When jobs don’t pay enough, workers turn to public assistance to meet their basic needs. Public assistance programs – including SNAP, the Supplemental Nutrition Assistance Program – provide vital support to millions of working Americans. A new study from the UC Berkeley Center for Labor Research and Education details the high public cost of low wages.

Researchers Ken Jacobs, Ian Perry, and Jenifer MacGillvary found that poverty-level wages cost U.S. taxpayers nearly $153 billion every year in public support for working families. More than ten million working families receive SNAP benefits (formerly known as food stamps); this figure represents more than 36% of the program’s total enrollment.

From the report:

“Even as the economy has at last begun to expand at a more rapid pace, growth in wages and benefits for most American workers has continued its decades-long stagnation.
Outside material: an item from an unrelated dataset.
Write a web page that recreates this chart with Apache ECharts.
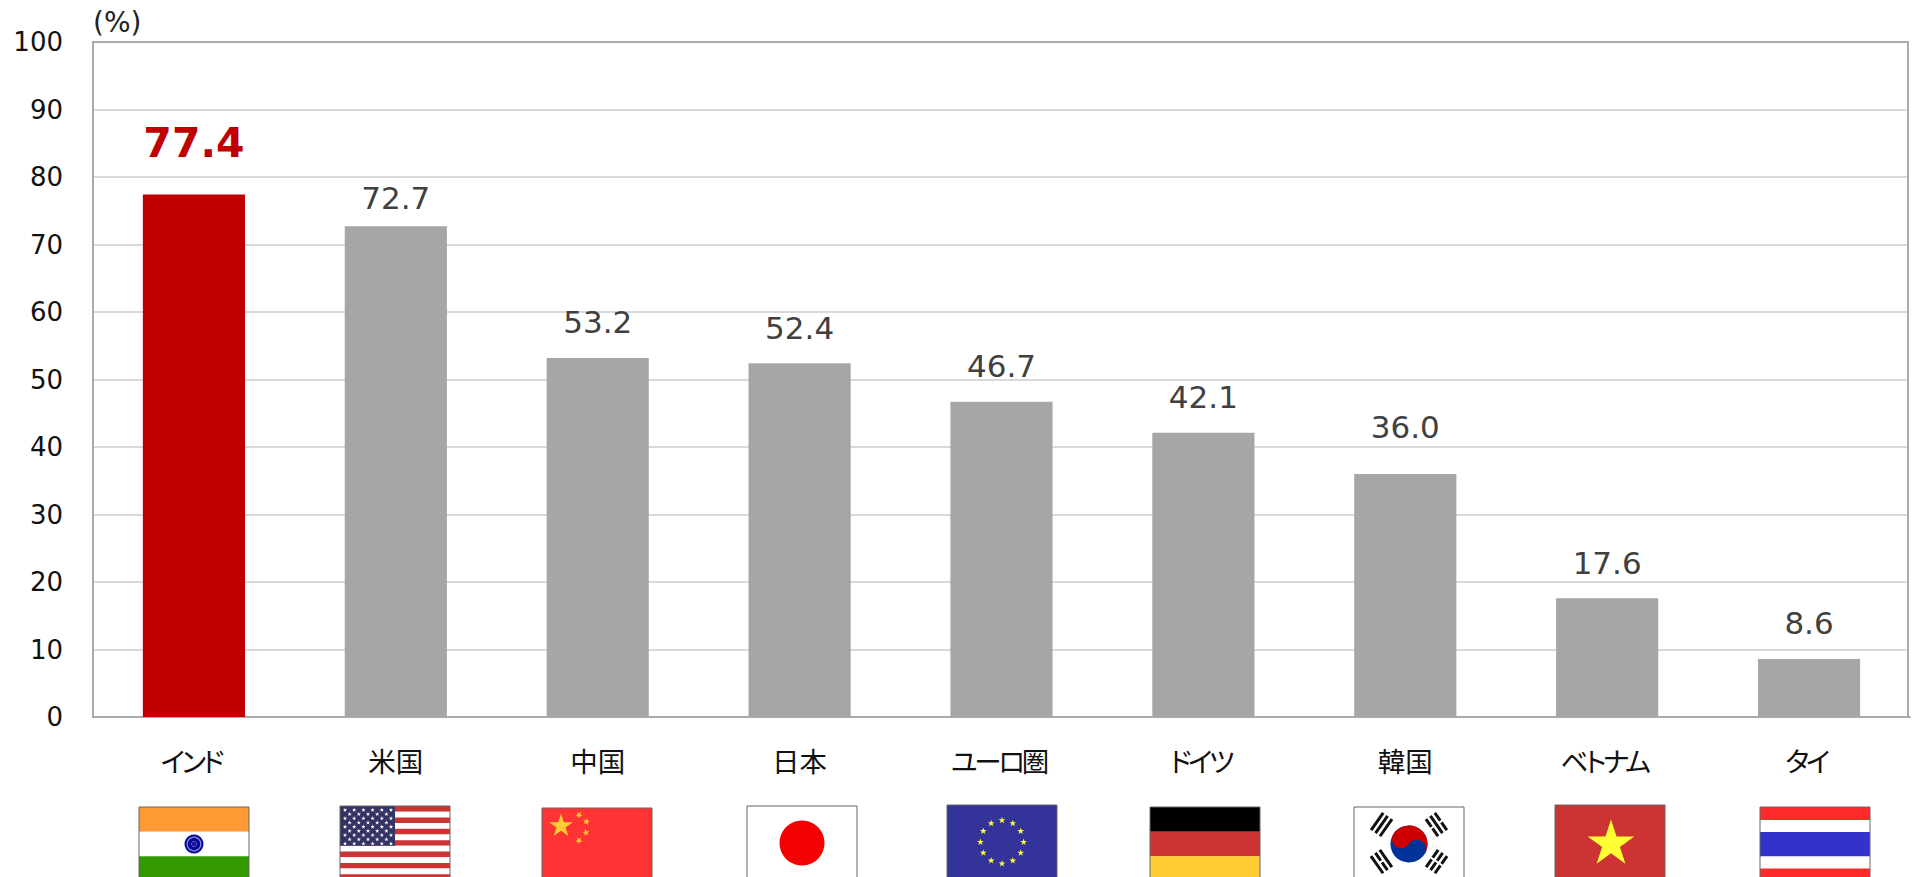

Real hourly wages of the median American worker were just 5 percent higher in 2013 than they were in 1979, while the wages of the bottom decile of earners were 5 percent lower in 2013 than in 1979. Trends since the early 2000s are even more pronounced. Inflation-adjusted wage growth from 2003 to 2013 was either flat or negative for the entire bottom 70 percent of the wage distribution. Compounding the problem of stagnating wages is the decline in employer provided health insurance, with the share of non-elderly Americans receiving insurance from an employer falling from 67 percent in 2003 to 58.4 percent in 2013.”

Per the researchers, this is the first report to look at the cost to the 50 states of public assistance programs for working families. A previous UC Berkeley study looked at the public cost of low wages in the fast food industry.